In a way, I believe cash will inevitably become obsolete, the same way gold coins at a market can only get you odd looks. Cash, after all, costs money to make, which is a paradox worth some time pondering. In a 2014 poll conducted by Leger Marketing, 56 per cent of Canadians reported that they would be happy to never touch money again and only use digital wallets. If you are currently relying predominantly on cash, it’s a probably a good time to start implementing a more modern way of payment. After all, the new way is more organized, it’s more accessible, and it’s even cleaner.

Relying on another form of payment aside from cash is a reliable way of keeping track of funds. Payment and banking innovations have changed the way people handle money. Instead of having a roll of fat cash in your pocket or a stack of bills in your wallet, you’ll just have a number. No more miscounting or miscalculations. There will come a day when we will never have to fumble with change to tip our server or board the bus. It’ll simply be taken off your credit, tab, or account.

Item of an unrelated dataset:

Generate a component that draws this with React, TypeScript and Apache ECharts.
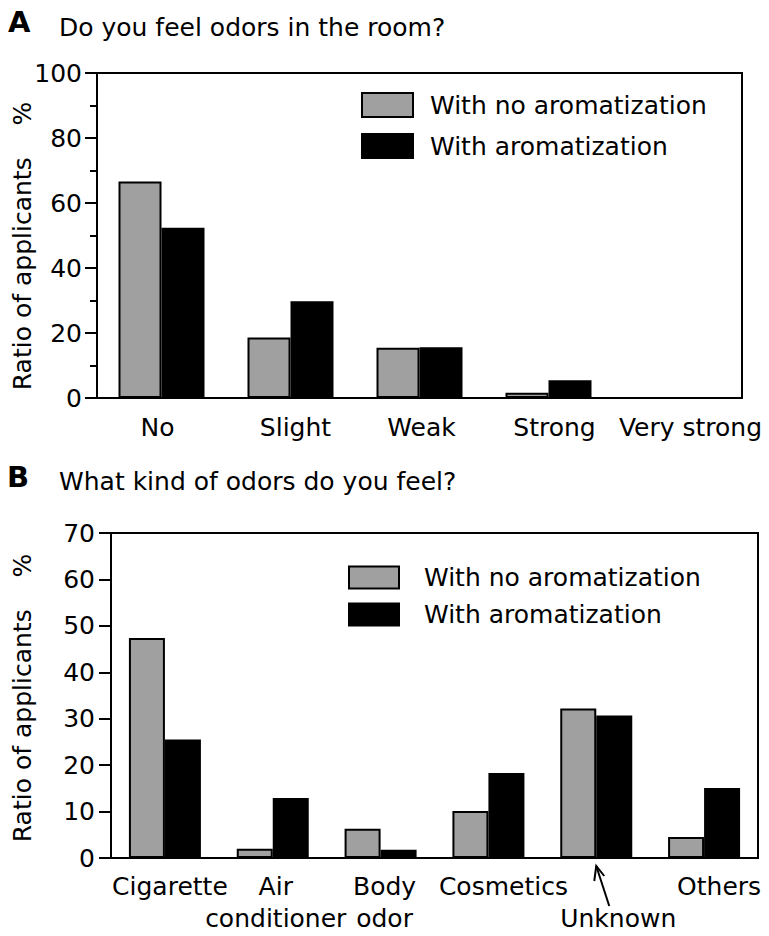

Security is a still a prime concern for those engaging in digital payment. In a cashless world, frauds, privacy infringements, and identity theft will be ever-present crimes. There is no reason to be afraid of such an incident as long as we are responsible. Muggings and robbery have been happening for ages, in every form of currency from coins to chickens. Crime is a natural part of the system, and the security infrastructure currently in place is as dependable as any infrastructure to protect a person’s valuables.

We are approaching the world without cash. Maybe it won’t happen this decade, but if trends are to continue we will be relying on the dollar bills less and less. We will be buying stuff with cards, tokens, codes, and whatever else our smartphone utilizes. Our money will always be in our control, but how we interact with it is changing. Social media is a now a payment transaction vehicle. I’m ready for it. It’s going to make spending easier, and for those who hate shopping, like me, I’m eager to get what I want without thumbing through my hard-earned money.